From anti-trans bill to Medicaid: Kentucky legislature overrides all of Beshear's vetoes

Wilson wrote long “think pieces” about the rise of Kentucky’s regional universities and about a proposed merger of UK and the University of Louisville − and how Singletary managed to kill it.

Wilson also broke stories about corruption in UK’s basketball program, including one that prompted the university to unsuccessfully move to grill him about the sources of his leaks.

And while he had no peer covering education, he was willing to get his hands dirty, whether it was covering a coal mine explosion or a grisly murder, former colleagues said.

“He was like the horse at the old timey firehouse who heard the alarm bell and shot out of the station,” Garrett said.

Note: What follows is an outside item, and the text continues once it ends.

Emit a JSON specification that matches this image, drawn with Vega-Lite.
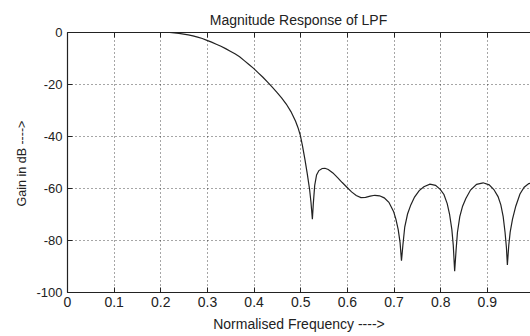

While some of his stories embarrassed UK, John Thelin, an education historian and professor emeritus in UK’s Department of Educational Policy Studies and Evaluation, said he was respected.

“He saw the bluster and foibles of many university presidents and higher education figures,” Thelin said. “But he was courteous and reserved as he resisted the temptation to pillory them in print. He stuck with the policy issues even though he knew the personalities.”

Garrett said Wilson was a gifted storyteller who loved Kentucky politics.

“Nothing was more fun than to raise a glass and listen to Dick’s dry and pungent stories about the decision makers and, yes, the clowns on our public stage.”